Explaining Sprawl with an Agent-Based Model of Exurban Land and Housing Markets

Date

June 12, 2012

Authors

Nicholas Magliocca, Virginia McConnell, Margaret A. Walls, and Elena Safirova

Publication

Working Paper

Reading time

2 minutes
This paper develops a model of land use in a growing community on the urban fringe and uses it to explore the spatial patterns and time path of development. The model is an agent-based model (ABM) of housing and land markets that includes as agents farmer/landowners, a developer who buys land and builds houses, and consumers who purchase housing. Housing is characterized by lot size and house size. As in all ABMs, macro-scale patterns emerge from many micro-scale interactions between individual agents, which are modeled computationally. In contrast to many other ABMs, however, the fundamentals of microeconomic decisionmaking are built into the model—consumers choose houses to maximize utility; farmers compare returns from agriculture to the expected value of their land in development; and developers purchase land and build houses so as to maximize profits. Model simulations reveal some aspects of sprawl such as “leapfrog” development, yet also confirm some results from traditional urban economic models, such as declining density and rent (land price) gradients. Sensitivity analyses on the utility function parameters, the distribution of agricultural productivity, and the travel costs highlight the importance of the economic features of the model.

Communities across the United States have implemented a variety of programs and policies to combat sprawl, yet residential development in American exurbia remains characterized by discontinuous or “leapfrog” development and large average lot sizes.

Zoning codes that regulate minimum lot size are an important part of the local planner’s toolkit in suburban and exurban settings. They allow planners to limit high density uses, control growth, and preserve open space and farmland. Yet actual land use outcomes with these regulations are highly uncertain.
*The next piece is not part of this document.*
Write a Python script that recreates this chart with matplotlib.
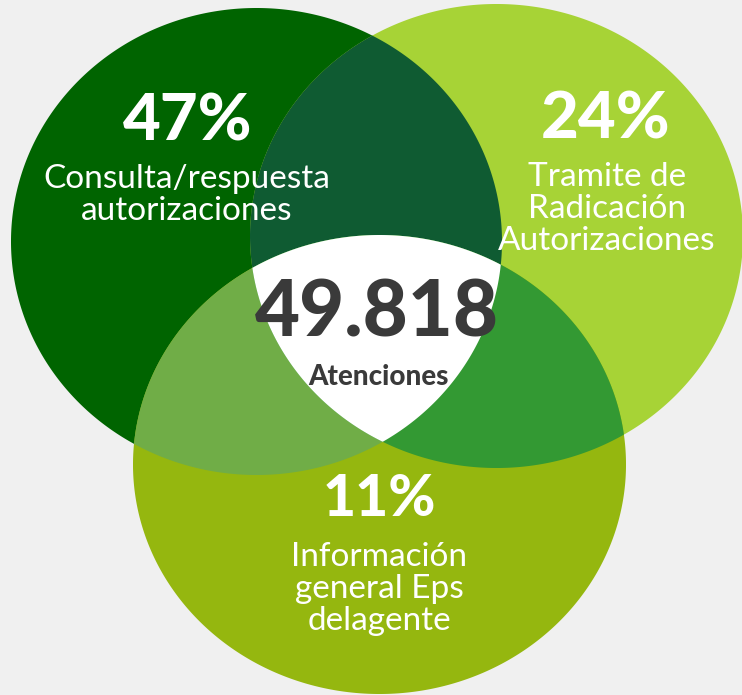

In two RFF discussion papers, Nicholas Magliocca, Virginia McConnell, Margaret Walls, and Elena Safirova explore the spatial patterns and time path of housing development in a range of settings. In one paper, “Explaining Sprawl with an Agent-Based Model of Exurban Land and Housing Markets,” the authors develop a unique agent-based model of housing and land markets and use it to study the dynamic and spatial patterns of development in a hypothetical community on the urban fringe. They examine land and housing markets in a developing region, as well as the major influences on patterns of development. In the second, “Zoning on the Urban Fringe: Results from a New Approach to Modeling,” the authors use the model to examine the effects of large-lot zoning in one region on land conversion, land prices, and the spatial configuration and density in both that region and other surrounding areas. They find that the type and stringency of zoning requirements are important: their findings suggest that a two-acre minimum lot size in one region could encourage sprawl by keeping all developing regions in low-density development, whereas larger lot size requirements in the zoned region would tend to result in more contained development elsewhere.